**Written instruction**
Can you copy out the data exactly? Leave the images out.

**Source material**
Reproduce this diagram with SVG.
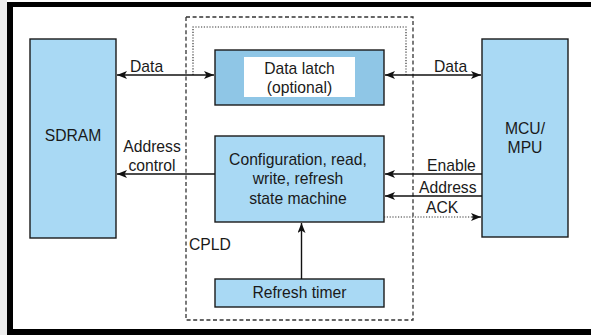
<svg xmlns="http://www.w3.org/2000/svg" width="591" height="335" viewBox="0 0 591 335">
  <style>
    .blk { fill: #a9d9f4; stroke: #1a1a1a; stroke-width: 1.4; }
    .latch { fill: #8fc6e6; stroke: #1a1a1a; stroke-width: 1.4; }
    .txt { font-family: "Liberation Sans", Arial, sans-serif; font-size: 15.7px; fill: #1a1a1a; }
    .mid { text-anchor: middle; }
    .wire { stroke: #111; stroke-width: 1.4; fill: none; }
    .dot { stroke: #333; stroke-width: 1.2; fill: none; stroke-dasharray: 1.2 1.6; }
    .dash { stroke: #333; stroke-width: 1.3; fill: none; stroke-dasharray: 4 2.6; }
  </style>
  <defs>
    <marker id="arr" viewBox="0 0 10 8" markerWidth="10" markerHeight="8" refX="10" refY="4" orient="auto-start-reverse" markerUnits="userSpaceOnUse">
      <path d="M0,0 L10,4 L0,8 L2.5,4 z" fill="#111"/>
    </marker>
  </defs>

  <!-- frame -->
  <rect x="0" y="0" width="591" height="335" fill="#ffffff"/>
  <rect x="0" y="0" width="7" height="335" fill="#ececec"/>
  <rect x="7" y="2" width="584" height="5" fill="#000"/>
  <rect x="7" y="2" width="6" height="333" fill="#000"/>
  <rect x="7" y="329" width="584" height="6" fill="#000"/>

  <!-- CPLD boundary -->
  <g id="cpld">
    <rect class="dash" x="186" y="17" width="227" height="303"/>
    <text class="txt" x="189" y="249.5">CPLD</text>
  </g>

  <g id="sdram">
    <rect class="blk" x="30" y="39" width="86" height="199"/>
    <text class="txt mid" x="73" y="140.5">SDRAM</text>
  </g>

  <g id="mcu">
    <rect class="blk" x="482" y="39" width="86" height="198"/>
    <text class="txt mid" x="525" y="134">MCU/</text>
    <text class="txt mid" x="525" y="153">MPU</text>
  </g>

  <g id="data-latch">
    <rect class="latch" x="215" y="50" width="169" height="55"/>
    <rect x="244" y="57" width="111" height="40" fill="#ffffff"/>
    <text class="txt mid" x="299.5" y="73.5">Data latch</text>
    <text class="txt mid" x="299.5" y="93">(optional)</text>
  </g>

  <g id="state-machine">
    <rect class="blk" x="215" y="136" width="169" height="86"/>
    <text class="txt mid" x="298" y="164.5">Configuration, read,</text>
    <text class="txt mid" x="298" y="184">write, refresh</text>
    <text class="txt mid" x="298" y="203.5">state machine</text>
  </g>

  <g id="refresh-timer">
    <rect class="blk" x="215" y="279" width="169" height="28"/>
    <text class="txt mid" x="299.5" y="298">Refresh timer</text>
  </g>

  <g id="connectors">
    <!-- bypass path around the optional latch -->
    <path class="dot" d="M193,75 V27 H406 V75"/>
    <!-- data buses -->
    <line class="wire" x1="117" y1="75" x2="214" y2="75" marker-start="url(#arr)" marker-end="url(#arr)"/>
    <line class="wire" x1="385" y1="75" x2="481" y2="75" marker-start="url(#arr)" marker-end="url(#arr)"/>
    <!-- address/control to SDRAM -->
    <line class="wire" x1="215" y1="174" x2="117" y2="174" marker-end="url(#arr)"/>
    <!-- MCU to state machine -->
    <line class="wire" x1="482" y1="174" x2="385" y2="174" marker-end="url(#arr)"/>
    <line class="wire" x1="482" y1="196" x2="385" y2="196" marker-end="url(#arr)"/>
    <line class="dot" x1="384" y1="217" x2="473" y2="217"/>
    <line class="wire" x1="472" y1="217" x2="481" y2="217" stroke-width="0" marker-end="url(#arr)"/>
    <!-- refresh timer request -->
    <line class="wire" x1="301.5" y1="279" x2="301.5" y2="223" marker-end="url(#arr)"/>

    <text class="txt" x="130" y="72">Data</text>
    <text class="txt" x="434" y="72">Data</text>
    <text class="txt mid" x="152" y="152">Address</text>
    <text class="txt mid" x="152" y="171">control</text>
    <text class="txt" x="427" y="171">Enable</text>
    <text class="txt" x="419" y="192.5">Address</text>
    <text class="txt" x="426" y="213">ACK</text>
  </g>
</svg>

**Solution**
Reproduce this diagram with SVG.
<svg xmlns="http://www.w3.org/2000/svg" width="591" height="335" viewBox="0 0 591 335">
  <style>
    .blk { fill: #a9d9f4; stroke: #1a1a1a; stroke-width: 1.4; }
    .latch { fill: #8fc6e6; stroke: #1a1a1a; stroke-width: 1.4; }
    .txt { font-family: "Liberation Sans", Arial, sans-serif; font-size: 15.7px; fill: #1a1a1a; }
    .mid { text-anchor: middle; }
    .wire { stroke: #111; stroke-width: 1.4; fill: none; }
    .dot { stroke: #333; stroke-width: 1.2; fill: none; stroke-dasharray: 1.2 1.6; }
    .dash { stroke: #333; stroke-width: 1.3; fill: none; stroke-dasharray: 4 2.6; }
  </style>
  <defs>
    <marker id="arr" viewBox="0 0 10 8" markerWidth="10" markerHeight="8" refX="10" refY="4" orient="auto-start-reverse" markerUnits="userSpaceOnUse">
      <path d="M0,0 L10,4 L0,8 L2.5,4 z" fill="#111"/>
    </marker>
  </defs>

  <!-- frame -->
  <rect x="0" y="0" width="591" height="335" fill="#ffffff"/>
  <rect x="0" y="0" width="7" height="335" fill="#ececec"/>
  <rect x="7" y="2" width="584" height="5" fill="#000"/>
  <rect x="7" y="2" width="6" height="333" fill="#000"/>
  <rect x="7" y="329" width="584" height="6" fill="#000"/>

  <!-- CPLD boundary -->
  <g id="cpld">
    <rect class="dash" x="186" y="17" width="227" height="303"/>
    <text class="txt" x="189" y="249.5">CPLD</text>
  </g>

  <g id="sdram">
    <rect class="blk" x="30" y="39" width="86" height="199"/>
    <text class="txt mid" x="73" y="140.5">SDRAM</text>
  </g>

  <g id="mcu">
    <rect class="blk" x="482" y="39" width="86" height="198"/>
    <text class="txt mid" x="525" y="134">MCU/</text>
    <text class="txt mid" x="525" y="153">MPU</text>
  </g>

  <g id="data-latch">
    <rect class="latch" x="215" y="50" width="169" height="55"/>
    <rect x="244" y="57" width="111" height="40" fill="#ffffff"/>
    <text class="txt mid" x="299.5" y="73.5">Data latch</text>
    <text class="txt mid" x="299.5" y="93">(optional)</text>
  </g>

  <g id="state-machine">
    <rect class="blk" x="215" y="136" width="169" height="86"/>
    <text class="txt mid" x="298" y="164.5">Configuration, read,</text>
    <text class="txt mid" x="298" y="184">write, refresh</text>
    <text class="txt mid" x="298" y="203.5">state machine</text>
  </g>

  <g id="refresh-timer">
    <rect class="blk" x="215" y="279" width="169" height="28"/>
    <text class="txt mid" x="299.5" y="298">Refresh timer</text>
  </g>

  <g id="connectors">
    <!-- bypass path around the optional latch -->
    <path class="dot" d="M193,75 V27 H406 V75"/>
    <!-- data buses -->
    <line class="wire" x1="117" y1="75" x2="214" y2="75" marker-start="url(#arr)" marker-end="url(#arr)"/>
    <line class="wire" x1="385" y1="75" x2="481" y2="75" marker-start="url(#arr)" marker-end="url(#arr)"/>
    <!-- address/control to SDRAM -->
    <line class="wire" x1="215" y1="174" x2="117" y2="174" marker-end="url(#arr)"/>
    <!-- MCU to state machine -->
    <line class="wire" x1="482" y1="174" x2="385" y2="174" marker-end="url(#arr)"/>
    <line class="wire" x1="482" y1="196" x2="385" y2="196" marker-end="url(#arr)"/>
    <line class="dot" x1="384" y1="217" x2="473" y2="217"/>
    <line class="wire" x1="472" y1="217" x2="481" y2="217" stroke-width="0" marker-end="url(#arr)"/>
    <!-- refresh timer request -->
    <line class="wire" x1="301.5" y1="279" x2="301.5" y2="223" marker-end="url(#arr)"/>

    <text class="txt" x="130" y="72">Data</text>
    <text class="txt" x="434" y="72">Data</text>
    <text class="txt mid" x="152" y="152">Address</text>
    <text class="txt mid" x="152" y="171">control</text>
    <text class="txt" x="427" y="171">Enable</text>
    <text class="txt" x="419" y="192.5">Address</text>
    <text class="txt" x="426" y="213">ACK</text>
  </g>
</svg>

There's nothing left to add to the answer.